Mobile phone maker Nokia has reported a 5 per cent sequential increase in the overall sale of devices in the third quarter of the current year and expects demand for high-end mobile phones to improve. However, the company has warned of a huge write-off related to its joint venture Nokia Siemens Networks, sending its shares down sharply.
According to Nokia, the Nokia Siemens Networks unit, which makes telecom equipment, is expected to shed significant market share this year. The company had previously said the decline would be moderate. The largest mobile phone maker globally, booked a €908 million impairment charge related to the division pushing the company into red during the quarter.
Nokia recorded a €559 million loss in the three-month period with a 20 per cent fall in sales and an unexpected write-down in the value of its networks division, but the company missed analyst forecasts significantly triggering an immediate four per cent drop in the share price at €9.90.
According to Olli-Pekka Kallasvuo, chief executive of Nokia, the company continued to support Nokia Siemens Networks' actions to improve its performance. The joint venture with Siemens was formed in 2006 with the aim of creating the world's largest telecom infrastructure and service company.

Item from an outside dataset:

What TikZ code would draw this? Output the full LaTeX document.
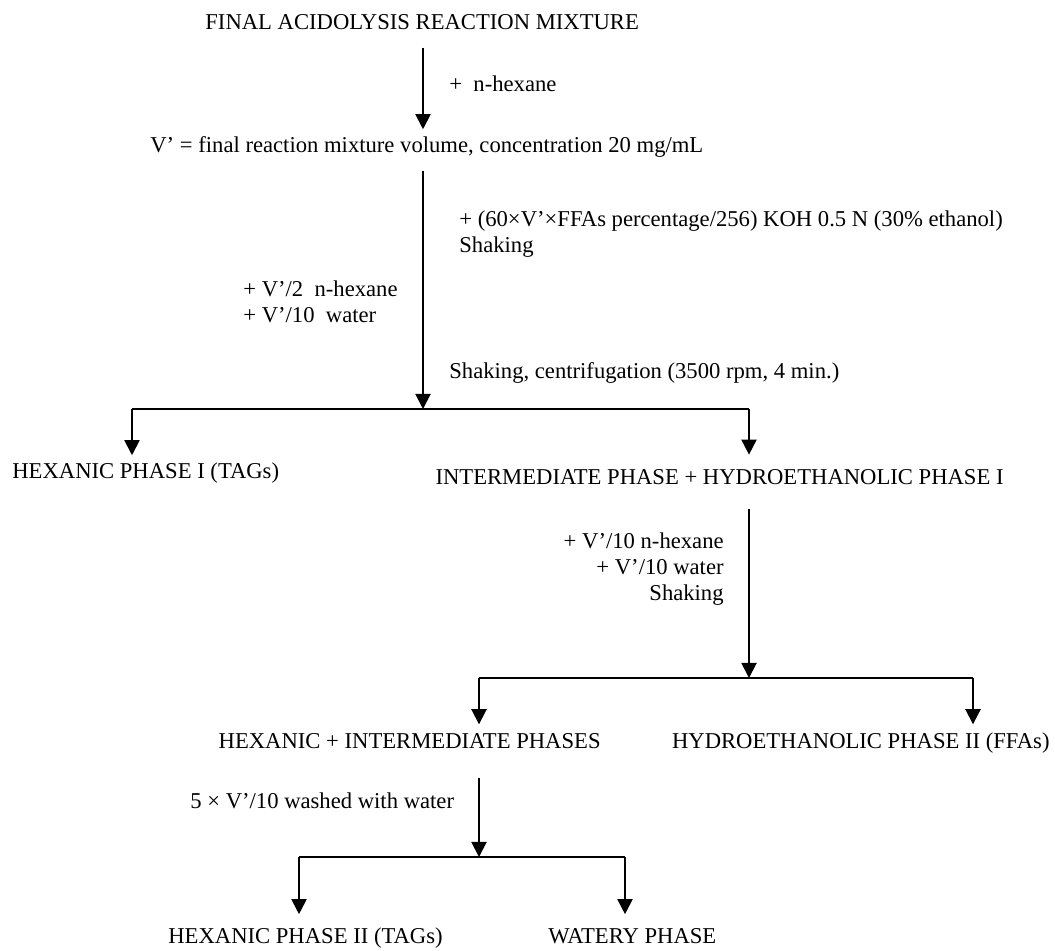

The warning comes even as the overall telecom infrastructure and service market is expected to decline five per cent in euro terms, compared to its earlier forecast of a 10 per cent fall.
The handset side of the business holds out better prospects on a five per cent growth compared to the second quarter, maintaining its average selling price. The mobile phone maker said it expected to retain the market share level in the final quarter of the year.
According to Nokia, volumes across the industry are expected to rise from the 288 million recorded in the third quarter and grow in line with the sector. Nokia expects mobile phone manufacturers to sell 1.12 billion phones this year, which amounts to a seven per cent decline from 2008.
Overall, excluding the Nokia Siemens Networks write-offs, profit was higher than expectated, volumes remained strong and device margins too improved.